* _What to produce_: Write out the entries below once more, exactly, with the pictures left out.

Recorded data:
** START **

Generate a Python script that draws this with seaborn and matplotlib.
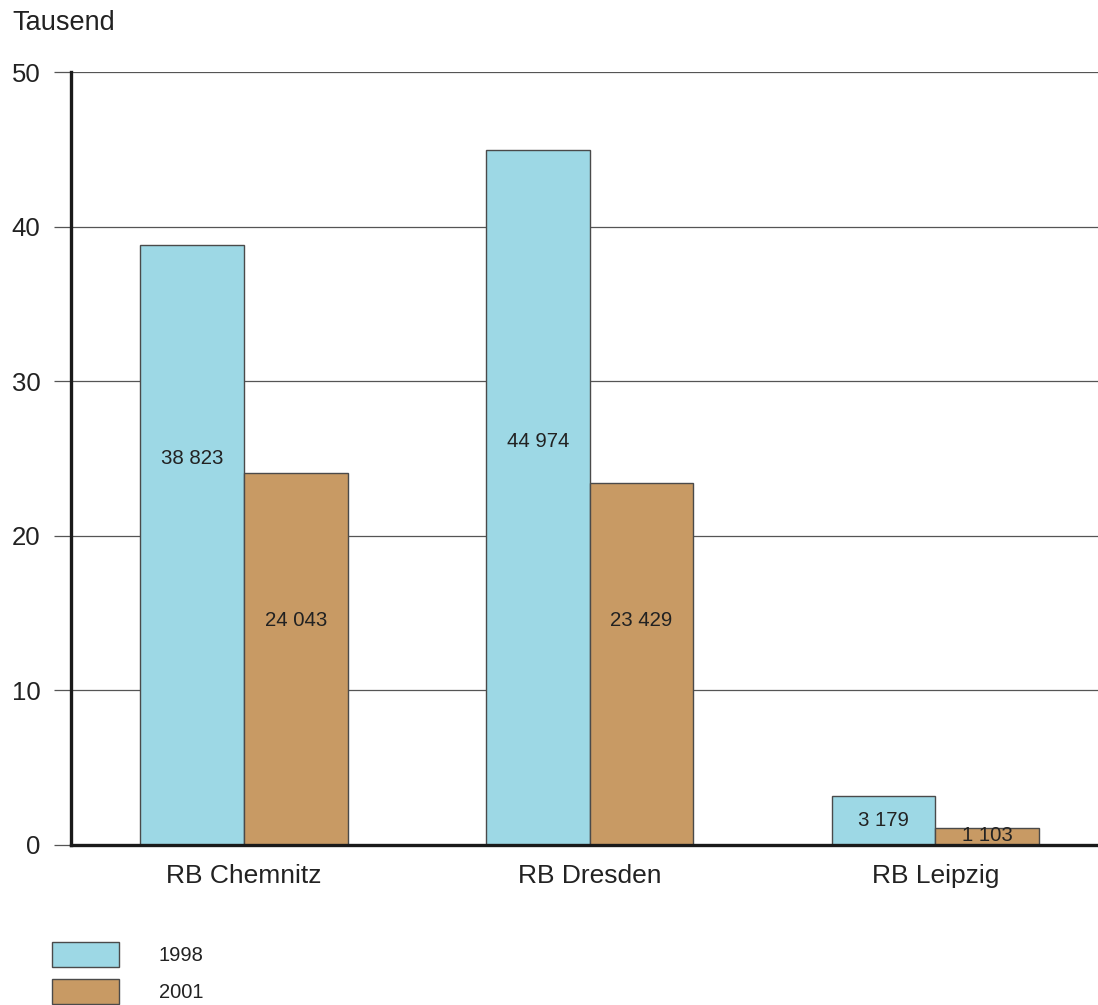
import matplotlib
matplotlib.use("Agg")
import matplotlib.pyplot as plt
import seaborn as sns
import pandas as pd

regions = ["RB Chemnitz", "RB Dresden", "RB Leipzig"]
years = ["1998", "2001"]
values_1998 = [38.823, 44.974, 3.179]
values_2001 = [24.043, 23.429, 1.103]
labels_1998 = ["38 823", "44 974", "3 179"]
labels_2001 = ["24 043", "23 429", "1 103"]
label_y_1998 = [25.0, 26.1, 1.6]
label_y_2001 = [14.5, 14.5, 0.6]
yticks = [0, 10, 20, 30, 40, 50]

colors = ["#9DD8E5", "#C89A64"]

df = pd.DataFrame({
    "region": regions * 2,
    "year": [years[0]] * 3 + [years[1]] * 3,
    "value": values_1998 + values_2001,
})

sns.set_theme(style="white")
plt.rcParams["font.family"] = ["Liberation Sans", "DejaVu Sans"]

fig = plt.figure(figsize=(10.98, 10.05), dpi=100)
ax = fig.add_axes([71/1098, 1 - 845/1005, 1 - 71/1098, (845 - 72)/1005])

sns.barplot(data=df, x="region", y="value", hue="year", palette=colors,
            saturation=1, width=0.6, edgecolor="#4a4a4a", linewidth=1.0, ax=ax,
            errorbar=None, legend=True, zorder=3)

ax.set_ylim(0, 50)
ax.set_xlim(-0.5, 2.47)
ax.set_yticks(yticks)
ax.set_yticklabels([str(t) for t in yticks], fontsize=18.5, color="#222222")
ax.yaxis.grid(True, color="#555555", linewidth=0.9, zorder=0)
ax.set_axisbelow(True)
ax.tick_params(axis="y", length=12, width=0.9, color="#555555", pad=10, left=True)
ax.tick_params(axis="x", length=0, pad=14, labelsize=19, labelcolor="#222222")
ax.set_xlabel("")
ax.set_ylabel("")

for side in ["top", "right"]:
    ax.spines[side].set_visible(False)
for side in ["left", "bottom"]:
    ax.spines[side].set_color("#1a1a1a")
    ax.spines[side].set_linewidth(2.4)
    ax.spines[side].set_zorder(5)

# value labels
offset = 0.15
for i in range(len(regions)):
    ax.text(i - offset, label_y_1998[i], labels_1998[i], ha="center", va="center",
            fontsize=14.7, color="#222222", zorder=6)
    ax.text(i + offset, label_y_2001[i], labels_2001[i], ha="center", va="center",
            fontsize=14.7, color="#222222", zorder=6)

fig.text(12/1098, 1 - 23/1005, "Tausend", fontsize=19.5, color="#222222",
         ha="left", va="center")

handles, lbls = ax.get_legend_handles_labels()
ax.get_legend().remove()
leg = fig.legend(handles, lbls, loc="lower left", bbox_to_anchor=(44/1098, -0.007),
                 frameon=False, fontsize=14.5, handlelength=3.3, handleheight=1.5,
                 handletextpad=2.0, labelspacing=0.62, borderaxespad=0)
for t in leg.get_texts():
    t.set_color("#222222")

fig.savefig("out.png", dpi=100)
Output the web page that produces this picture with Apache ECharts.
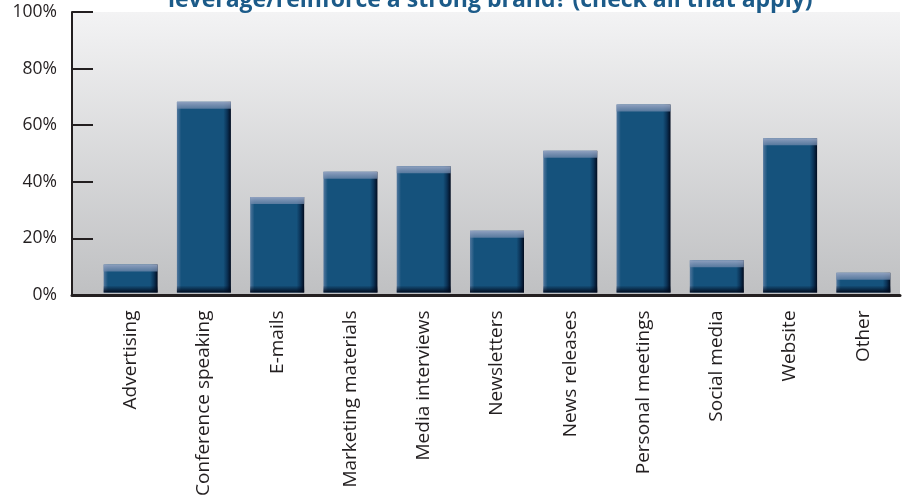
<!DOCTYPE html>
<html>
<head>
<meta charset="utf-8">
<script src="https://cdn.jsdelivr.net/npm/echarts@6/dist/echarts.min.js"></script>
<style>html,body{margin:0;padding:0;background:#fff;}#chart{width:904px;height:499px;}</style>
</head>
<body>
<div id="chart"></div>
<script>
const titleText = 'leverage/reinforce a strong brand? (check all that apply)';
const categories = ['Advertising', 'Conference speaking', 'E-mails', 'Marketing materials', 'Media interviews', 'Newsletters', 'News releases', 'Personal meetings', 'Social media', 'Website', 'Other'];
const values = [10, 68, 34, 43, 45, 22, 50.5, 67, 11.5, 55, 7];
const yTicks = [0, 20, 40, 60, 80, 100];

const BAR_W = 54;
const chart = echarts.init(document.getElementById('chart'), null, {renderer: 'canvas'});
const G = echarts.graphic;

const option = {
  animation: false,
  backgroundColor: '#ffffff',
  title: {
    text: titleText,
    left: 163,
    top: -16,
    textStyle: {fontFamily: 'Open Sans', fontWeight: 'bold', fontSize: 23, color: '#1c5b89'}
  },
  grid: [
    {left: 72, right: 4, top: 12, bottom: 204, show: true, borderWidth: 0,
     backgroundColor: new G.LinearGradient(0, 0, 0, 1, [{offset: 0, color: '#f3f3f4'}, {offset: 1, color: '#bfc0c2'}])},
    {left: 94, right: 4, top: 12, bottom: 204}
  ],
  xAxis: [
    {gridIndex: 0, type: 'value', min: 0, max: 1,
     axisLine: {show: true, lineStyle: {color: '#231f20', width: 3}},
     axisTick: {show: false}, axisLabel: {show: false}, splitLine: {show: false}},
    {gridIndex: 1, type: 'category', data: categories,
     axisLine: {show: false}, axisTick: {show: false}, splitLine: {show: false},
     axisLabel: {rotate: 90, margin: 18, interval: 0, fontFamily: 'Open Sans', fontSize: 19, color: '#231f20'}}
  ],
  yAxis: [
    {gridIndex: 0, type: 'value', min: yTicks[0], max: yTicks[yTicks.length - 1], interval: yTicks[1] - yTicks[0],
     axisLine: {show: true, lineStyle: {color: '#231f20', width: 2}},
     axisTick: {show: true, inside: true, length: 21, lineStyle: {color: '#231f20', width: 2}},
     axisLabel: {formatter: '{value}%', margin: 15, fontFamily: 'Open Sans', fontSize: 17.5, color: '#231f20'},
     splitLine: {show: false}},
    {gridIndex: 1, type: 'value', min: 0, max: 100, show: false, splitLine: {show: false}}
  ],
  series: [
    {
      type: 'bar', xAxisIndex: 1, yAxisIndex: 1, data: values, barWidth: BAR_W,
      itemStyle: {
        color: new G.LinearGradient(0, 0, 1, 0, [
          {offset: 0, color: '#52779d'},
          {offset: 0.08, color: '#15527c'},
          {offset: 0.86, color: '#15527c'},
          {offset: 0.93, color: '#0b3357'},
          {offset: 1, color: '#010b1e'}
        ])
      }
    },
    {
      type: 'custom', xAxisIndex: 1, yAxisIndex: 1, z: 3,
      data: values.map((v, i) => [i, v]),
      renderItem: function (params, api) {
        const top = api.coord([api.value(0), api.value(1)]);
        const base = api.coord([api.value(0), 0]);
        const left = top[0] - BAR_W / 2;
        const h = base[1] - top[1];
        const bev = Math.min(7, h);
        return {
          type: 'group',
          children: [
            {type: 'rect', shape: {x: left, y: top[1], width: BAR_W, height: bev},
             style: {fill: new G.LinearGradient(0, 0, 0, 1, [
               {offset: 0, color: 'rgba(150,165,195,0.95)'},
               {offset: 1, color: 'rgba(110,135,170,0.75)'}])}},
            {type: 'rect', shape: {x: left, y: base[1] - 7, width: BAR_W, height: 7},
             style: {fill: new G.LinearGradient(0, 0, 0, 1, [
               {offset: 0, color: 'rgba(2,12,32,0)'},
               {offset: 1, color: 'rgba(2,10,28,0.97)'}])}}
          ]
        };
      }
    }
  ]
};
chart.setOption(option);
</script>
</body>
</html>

** END **

* _The solution_:
Generate a Python script that draws this with seaborn and matplotlib.
import matplotlib
matplotlib.use("Agg")
import matplotlib.pyplot as plt
import seaborn as sns
import pandas as pd

regions = ["RB Chemnitz", "RB Dresden", "RB Leipzig"]
years = ["1998", "2001"]
values_1998 = [38.823, 44.974, 3.179]
values_2001 = [24.043, 23.429, 1.103]
labels_1998 = ["38 823", "44 974", "3 179"]
labels_2001 = ["24 043", "23 429", "1 103"]
label_y_1998 = [25.0, 26.1, 1.6]
label_y_2001 = [14.5, 14.5, 0.6]
yticks = [0, 10, 20, 30, 40, 50]

colors = ["#9DD8E5", "#C89A64"]

df = pd.DataFrame({
    "region": regions * 2,
    "year": [years[0]] * 3 + [years[1]] * 3,
    "value": values_1998 + values_2001,
})

sns.set_theme(style="white")
plt.rcParams["font.family"] = ["Liberation Sans", "DejaVu Sans"]

fig = plt.figure(figsize=(10.98, 10.05), dpi=100)
ax = fig.add_axes([71/1098, 1 - 845/1005, 1 - 71/1098, (845 - 72)/1005])

sns.barplot(data=df, x="region", y="value", hue="year", palette=colors,
            saturation=1, width=0.6, edgecolor="#4a4a4a", linewidth=1.0, ax=ax,
            errorbar=None, legend=True, zorder=3)

ax.set_ylim(0, 50)
ax.set_xlim(-0.5, 2.47)
ax.set_yticks(yticks)
ax.set_yticklabels([str(t) for t in yticks], fontsize=18.5, color="#222222")
ax.yaxis.grid(True, color="#555555", linewidth=0.9, zorder=0)
ax.set_axisbelow(True)
ax.tick_params(axis="y", length=12, width=0.9, color="#555555", pad=10, left=True)
ax.tick_params(axis="x", length=0, pad=14, labelsize=19, labelcolor="#222222")
ax.set_xlabel("")
ax.set_ylabel("")

for side in ["top", "right"]:
    ax.spines[side].set_visible(False)
for side in ["left", "bottom"]:
    ax.spines[side].set_color("#1a1a1a")
    ax.spines[side].set_linewidth(2.4)
    ax.spines[side].set_zorder(5)

# value labels
offset = 0.15
for i in range(len(regions)):
    ax.text(i - offset, label_y_1998[i], labels_1998[i], ha="center", va="center",
            fontsize=14.7, color="#222222", zorder=6)
    ax.text(i + offset, label_y_2001[i], labels_2001[i], ha="center", va="center",
            fontsize=14.7, color="#222222", zorder=6)

fig.text(12/1098, 1 - 23/1005, "Tausend", fontsize=19.5, color="#222222",
         ha="left", va="center")

handles, lbls = ax.get_legend_handles_labels()
ax.get_legend().remove()
leg = fig.legend(handles, lbls, loc="lower left", bbox_to_anchor=(44/1098, -0.007),
                 frameon=False, fontsize=14.5, handlelength=3.3, handleheight=1.5,
                 handletextpad=2.0, labelspacing=0.62, borderaxespad=0)
for t in leg.get_texts():
    t.set_color("#222222")

fig.savefig("out.png", dpi=100)
Output the web page that produces this picture with Apache ECharts.
<!DOCTYPE html>
<html>
<head>
<meta charset="utf-8">
<script src="https://cdn.jsdelivr.net/npm/echarts@6/dist/echarts.min.js"></script>
<style>html,body{margin:0;padding:0;background:#fff;}#chart{width:904px;height:499px;}</style>
</head>
<body>
<div id="chart"></div>
<script>
const titleText = 'leverage/reinforce a strong brand? (check all that apply)';
const categories = ['Advertising', 'Conference speaking', 'E-mails', 'Marketing materials', 'Media interviews', 'Newsletters', 'News releases', 'Personal meetings', 'Social media', 'Website', 'Other'];
const values = [10, 68, 34, 43, 45, 22, 50.5, 67, 11.5, 55, 7];
const yTicks = [0, 20, 40, 60, 80, 100];

const BAR_W = 54;
const chart = echarts.init(document.getElementById('chart'), null, {renderer: 'canvas'});
const G = echarts.graphic;

const option = {
  animation: false,
  backgroundColor: '#ffffff',
  title: {
    text: titleText,
    left: 163,
    top: -16,
    textStyle: {fontFamily: 'Open Sans', fontWeight: 'bold', fontSize: 23, color: '#1c5b89'}
  },
  grid: [
    {left: 72, right: 4, top: 12, bottom: 204, show: true, borderWidth: 0,
     backgroundColor: new G.LinearGradient(0, 0, 0, 1, [{offset: 0, color: '#f3f3f4'}, {offset: 1, color: '#bfc0c2'}])},
    {left: 94, right: 4, top: 12, bottom: 204}
  ],
  xAxis: [
    {gridIndex: 0, type: 'value', min: 0, max: 1,
     axisLine: {show: true, lineStyle: {color: '#231f20', width: 3}},
     axisTick: {show: false}, axisLabel: {show: false}, splitLine: {show: false}},
    {gridIndex: 1, type: 'category', data: categories,
     axisLine: {show: false}, axisTick: {show: false}, splitLine: {show: false},
     axisLabel: {rotate: 90, margin: 18, interval: 0, fontFamily: 'Open Sans', fontSize: 19, color: '#231f20'}}
  ],
  yAxis: [
    {gridIndex: 0, type: 'value', min: yTicks[0], max: yTicks[yTicks.length - 1], interval: yTicks[1] - yTicks[0],
     axisLine: {show: true, lineStyle: {color: '#231f20', width: 2}},
     axisTick: {show: true, inside: true, length: 21, lineStyle: {color: '#231f20', width: 2}},
     axisLabel: {formatter: '{value}%', margin: 15, fontFamily: 'Open Sans', fontSize: 17.5, color: '#231f20'},
     splitLine: {show: false}},
    {gridIndex: 1, type: 'value', min: 0, max: 100, show: false, splitLine: {show: false}}
  ],
  series: [
    {
      type: 'bar', xAxisIndex: 1, yAxisIndex: 1, data: values, barWidth: BAR_W,
      itemStyle: {
        color: new G.LinearGradient(0, 0, 1, 0, [
          {offset: 0, color: '#52779d'},
          {offset: 0.08, color: '#15527c'},
          {offset: 0.86, color: '#15527c'},
          {offset: 0.93, color: '#0b3357'},
          {offset: 1, color: '#010b1e'}
        ])
      }
    },
    {
      type: 'custom', xAxisIndex: 1, yAxisIndex: 1, z: 3,
      data: values.map((v, i) => [i, v]),
      renderItem: function (params, api) {
        const top = api.coord([api.value(0), api.value(1)]);
        const base = api.coord([api.value(0), 0]);
        const left = top[0] - BAR_W / 2;
        const h = base[1] - top[1];
        const bev = Math.min(7, h);
        return {
          type: 'group',
          children: [
            {type: 'rect', shape: {x: left, y: top[1], width: BAR_W, height: bev},
             style: {fill: new G.LinearGradient(0, 0, 0, 1, [
               {offset: 0, color: 'rgba(150,165,195,0.95)'},
               {offset: 1, color: 'rgba(110,135,170,0.75)'}])}},
            {type: 'rect', shape: {x: left, y: base[1] - 7, width: BAR_W, height: 7},
             style: {fill: new G.LinearGradient(0, 0, 0, 1, [
               {offset: 0, color: 'rgba(2,12,32,0)'},
               {offset: 1, color: 'rgba(2,10,28,0.97)'}])}}
          ]
        };
      }
    }
  ]
};
chart.setOption(option);
</script>
</body>
</html>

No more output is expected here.